>> begin Material provided

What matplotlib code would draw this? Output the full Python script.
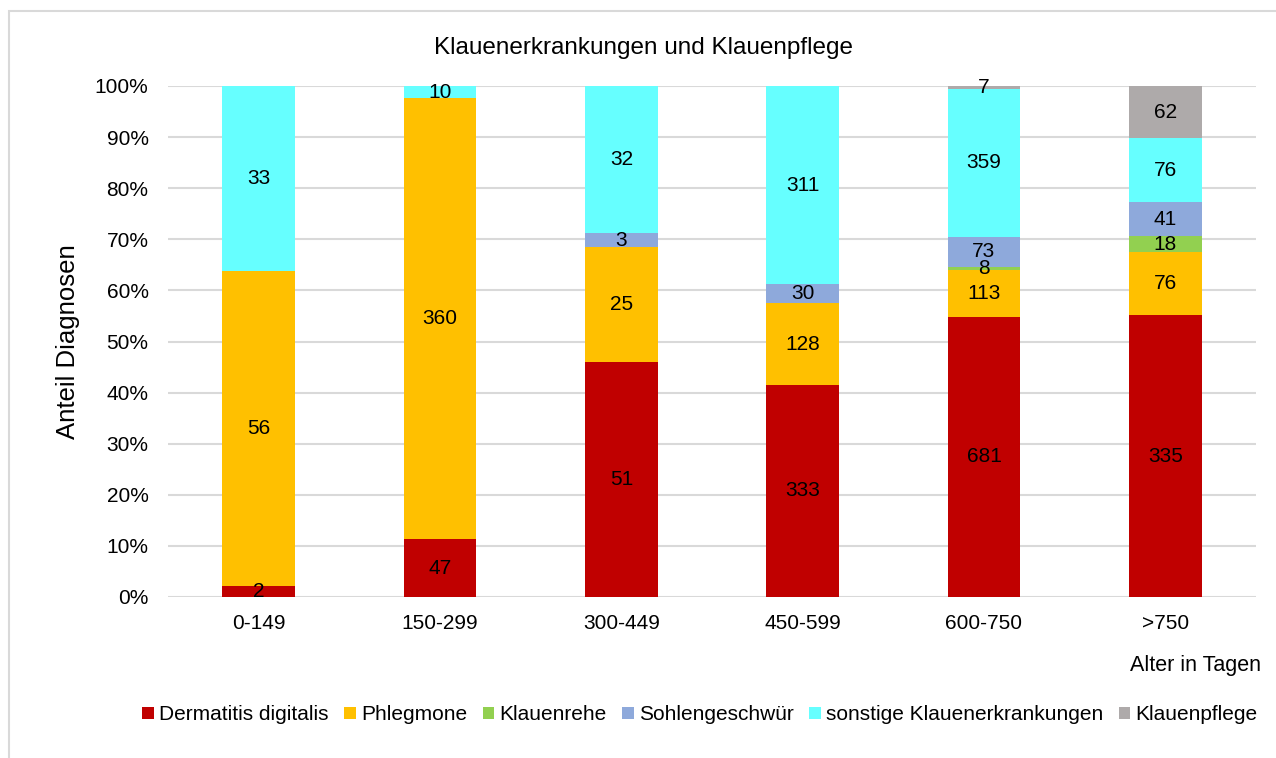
import numpy as np
import matplotlib.pyplot as plt
from matplotlib.patches import Rectangle
from matplotlib.ticker import PercentFormatter

plt.rcParams['font.family'] = ['Liberation Sans', 'DejaVu Sans']

# Altersklassen und Anzahl Diagnosen je Kategorie
altersklassen = ["0-149", "150-299", "300-449", "450-599", "600-750", ">750"]
dermatitis = [2, 47, 51, 333, 681, 335]
phlegmone = [56, 360, 25, 128, 113, 76]
klauenrehe = [0, 0, 0, 0, 8, 18]
sohlengeschwuer = [0, 0, 3, 30, 73, 41]
sonstige = [33, 10, 32, 311, 359, 76]
klauenpflege = [0, 0, 0, 0, 7, 62]

serien = [
    ("Dermatitis digitalis", dermatitis, "#C00000"),
    ("Phlegmone", phlegmone, "#FFC000"),
    ("Klauenrehe", klauenrehe, "#92D050"),
    ("Sohlengeschwür", sohlengeschwuer, "#8EA9DB"),
    ("sonstige Klauenerkrankungen", sonstige, "#66FFFF"),
    ("Klauenpflege", klauenpflege, "#AEAAAA"),
]

fig = plt.figure(figsize=(12.76, 7.58), dpi=100)
ax = fig.add_axes([168 / 1276, 1 - 597 / 758, (1256 - 168) / 1276, (597 - 86) / 758])

# Rahmen um das Diagramm
fig.patches.append(Rectangle((9 / 1276, -0.05), 1.1, 1 - 11 / 758 + 0.05,
                             transform=fig.transFigure, fill=False,
                             edgecolor="#D9D9D9", linewidth=1.5))

x = np.arange(len(altersklassen))
summe = np.sum([s[1] for s in serien], axis=0)
unten = np.zeros(len(altersklassen))

for name, werte, farbe in serien:
    werte = np.array(werte, dtype=float)
    anteil = werte / summe * 100
    ax.bar(x, anteil, bottom=unten, width=0.4, color=farbe, label=name, zorder=3)
    for xi, u, a, w in zip(x, unten, anteil, werte):
        if w > 0:
            ax.text(xi, u + a / 2, f"{int(w)}", ha="center", va="center",
                    fontsize=15, color="black", zorder=4)
    unten += anteil

ax.set_xlim(-0.5, len(altersklassen) - 0.5)
ax.set_ylim(0, 100)
ax.set_yticks(np.arange(0, 101, 10))
ax.yaxis.set_major_formatter(PercentFormatter(decimals=0))
ax.set_xticks(x)
ax.set_xticklabels(altersklassen)
ax.tick_params(axis="both", length=0, labelsize=15)
ax.tick_params(axis="y", pad=14)
ax.tick_params(axis="x", pad=12)
ax.grid(axis="y", color="#D9D9D9", linewidth=1.5, zorder=0)
for sp in ax.spines.values():
    sp.set_visible(False)

ax.set_ylabel("Anteil Diagnosen", fontsize=18.5, labelpad=11)
fig.text(644 / 1276, 1 - 48 / 758, "Klauenerkrankungen und Klauenpflege",
         ha="center", va="center", fontsize=17.5)
fig.text(1261 / 1276, 1 - 666 / 758, "Alter in Tagen", ha="right", va="center", fontsize=15.5)

fig.legend(loc="center", bbox_to_anchor=(700 / 1276, 1 - 715 / 758), ncol=6,
           frameon=False, fontsize=15, handlelength=0.55, handleheight=0.55,
           handletextpad=0.25, columnspacing=0.75)

fig.savefig("out.png", dpi=100)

>> end Material provided

# Instruction
Return the full material word for word. Do not include the pictures.

# Exercise response
What matplotlib code would draw this? Output the full Python script.
import numpy as np
import matplotlib.pyplot as plt
from matplotlib.patches import Rectangle
from matplotlib.ticker import PercentFormatter

plt.rcParams['font.family'] = ['Liberation Sans', 'DejaVu Sans']

# Altersklassen und Anzahl Diagnosen je Kategorie
altersklassen = ["0-149", "150-299", "300-449", "450-599", "600-750", ">750"]
dermatitis = [2, 47, 51, 333, 681, 335]
phlegmone = [56, 360, 25, 128, 113, 76]
klauenrehe = [0, 0, 0, 0, 8, 18]
sohlengeschwuer = [0, 0, 3, 30, 73, 41]
sonstige = [33, 10, 32, 311, 359, 76]
klauenpflege = [0, 0, 0, 0, 7, 62]

serien = [
    ("Dermatitis digitalis", dermatitis, "#C00000"),
    ("Phlegmone", phlegmone, "#FFC000"),
    ("Klauenrehe", klauenrehe, "#92D050"),
    ("Sohlengeschwür", sohlengeschwuer, "#8EA9DB"),
    ("sonstige Klauenerkrankungen", sonstige, "#66FFFF"),
    ("Klauenpflege", klauenpflege, "#AEAAAA"),
]

fig = plt.figure(figsize=(12.76, 7.58), dpi=100)
ax = fig.add_axes([168 / 1276, 1 - 597 / 758, (1256 - 168) / 1276, (597 - 86) / 758])

# Rahmen um das Diagramm
fig.patches.append(Rectangle((9 / 1276, -0.05), 1.1, 1 - 11 / 758 + 0.05,
                             transform=fig.transFigure, fill=False,
                             edgecolor="#D9D9D9", linewidth=1.5))

x = np.arange(len(altersklassen))
summe = np.sum([s[1] for s in serien], axis=0)
unten = np.zeros(len(altersklassen))

for name, werte, farbe in serien:
    werte = np.array(werte, dtype=float)
    anteil = werte / summe * 100
    ax.bar(x, anteil, bottom=unten, width=0.4, color=farbe, label=name, zorder=3)
    for xi, u, a, w in zip(x, unten, anteil, werte):
        if w > 0:
            ax.text(xi, u + a / 2, f"{int(w)}", ha="center", va="center",
                    fontsize=15, color="black", zorder=4)
    unten += anteil

ax.set_xlim(-0.5, len(altersklassen) - 0.5)
ax.set_ylim(0, 100)
ax.set_yticks(np.arange(0, 101, 10))
ax.yaxis.set_major_formatter(PercentFormatter(decimals=0))
ax.set_xticks(x)
ax.set_xticklabels(altersklassen)
ax.tick_params(axis="both", length=0, labelsize=15)
ax.tick_params(axis="y", pad=14)
ax.tick_params(axis="x", pad=12)
ax.grid(axis="y", color="#D9D9D9", linewidth=1.5, zorder=0)
for sp in ax.spines.values():
    sp.set_visible(False)

ax.set_ylabel("Anteil Diagnosen", fontsize=18.5, labelpad=11)
fig.text(644 / 1276, 1 - 48 / 758, "Klauenerkrankungen und Klauenpflege",
         ha="center", va="center", fontsize=17.5)
fig.text(1261 / 1276, 1 - 666 / 758, "Alter in Tagen", ha="right", va="center", fontsize=15.5)

fig.legend(loc="center", bbox_to_anchor=(700 / 1276, 1 - 715 / 758), ncol=6,
           frameon=False, fontsize=15, handlelength=0.55, handleheight=0.55,
           handletextpad=0.25, columnspacing=0.75)

fig.savefig("out.png", dpi=100)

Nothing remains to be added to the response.